京都の経験、国政で生かす
剛腕、コワモテの政治家として知られた。1991年、「NHKのドン」言われたシマゲジこと島桂次・NHK会長の首切り騒動で頭角を現す。島氏は大物会長として君臨していたが、態度が横柄ということで霞が関・永田町界隈では反発する向きも多かった。野中さんは、島会長の国会答弁にウソがあることを聞きつけて揺さぶり、辞任に追い込んだ。
「野中は『シマゲジの首をとった男』として一躍脚光を浴び、郵政省やNHKに影響力を持つ族議員としての地位を確立した」(魚住昭著『野中広務 差別と権力』、講談社)。
保守系議員に多い典型的な叩き上げ。その中でも、「京都出身」ということで他の地方出身の自民党議員とは一味違う逞しさがあった。
野中さんが町長や府議のころ、京都では、革新系の蜷川虎三知事が絶対的な権力を誇っていた。1950年から78年まで実に7期連続当選。野中さんは、ときに蜷川府政と手を組み、ときに対峙しながら政治家としての力と技を蓄えた。そして78年、府政を奪還したあとは副知事になり、行政手腕を磨いた。

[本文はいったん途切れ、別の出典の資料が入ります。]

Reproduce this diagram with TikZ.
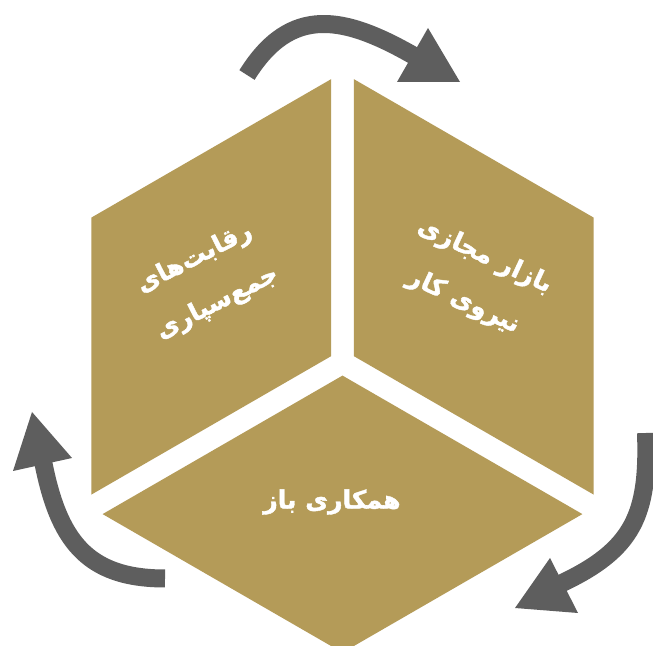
\documentclass[tikz,border=0pt]{standalone}
\usepackage{fontspec}
\usepackage{tikz}
\usetikzlibrary{calc}
\TeXXeTstate=1
\newfontfamily\farsi[Script=Arabic, BoldFeatures={FakeBold=1.6}]{DejaVu Sans}
\definecolor{gold}{HTML}{B49B58}
\definecolor{steel}{HTML}{5E5E5E}

\begin{document}
\begin{tikzpicture}[x=1pt, y=1pt,
  face/.style={fill=gold},
  turn/.style={draw=steel, line width=18pt},
  head/.style={fill=steel},
  facetext/.style={text=white, align=center, font=\farsi\bfseries\fontsize{25}{50}\selectfont}]
\useasboundingbox (0,0) rectangle (653,645);
\fill[white] (0,0) rectangle (653,645);
\coordinate (c) at (342.5,282.4);

% three faces of the cube
\fill[face] ($(c)+(150:13)$) -- ++(90:277) -- ++(210:277) -- ++(270:277) -- cycle;
\fill[face] ($(c)+(30:13)$) -- ++(90:277) -- ++(330:277) -- ++(270:277) -- cycle;
\fill[face] ($(c)+(270:13)$) -- ++(210:277) -- ++(330:277) -- ++(30:277) -- cycle;

\node[facetext, rotate=27] (crowd) at (206,364) {\beginR رقابت‌های\endR\\\beginR جمع‌سپاری\endR};
\node[facetext, rotate=-25] (market) at (474,366) {\beginR بازار مجازی\endR\\\beginR نیروی کار\endR};
\node[facetext] (open) at (332,143) {\beginR همکاری باز\endR};

% turning arrows
\coordinate (t1) at (247,570);
\coordinate (h1) at (416,588);
\coordinate (t2) at (165,66.5);
\coordinate (h2) at (43,184);
\coordinate (t3) at (646,212);
\coordinate (h3) at (560,61);
\draw[turn] (t1) to[out=58, in=150, looseness=1.25] (h1);
\fill[head] (428,617) -- (397,563) -- (460,563) -- cycle;
\draw[turn] (t2) to[out=180, in=281, looseness=1.2] (h2);
\fill[head] (32,233) -- (13,174) -- (72,187) -- cycle;
\draw[turn] (t3) to[out=272, in=25, looseness=1.2] (h3);
\fill[head] (550,87) -- (515,37) -- (578,32) -- cycle;
\end{tikzpicture}
\end{document}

90年代に自民が野党に転落した時、「皮肉にも私のその(京都での)経験が国政の場で生きることになった」(自著『老兵は死なず』文藝春秋、2003年)と振り返っている。
しかも与党に復帰するために「社会党首相を担ぐ」という離れ技を使う――その老獪さと凄腕ぶりで大物政治家としての評価が高まった。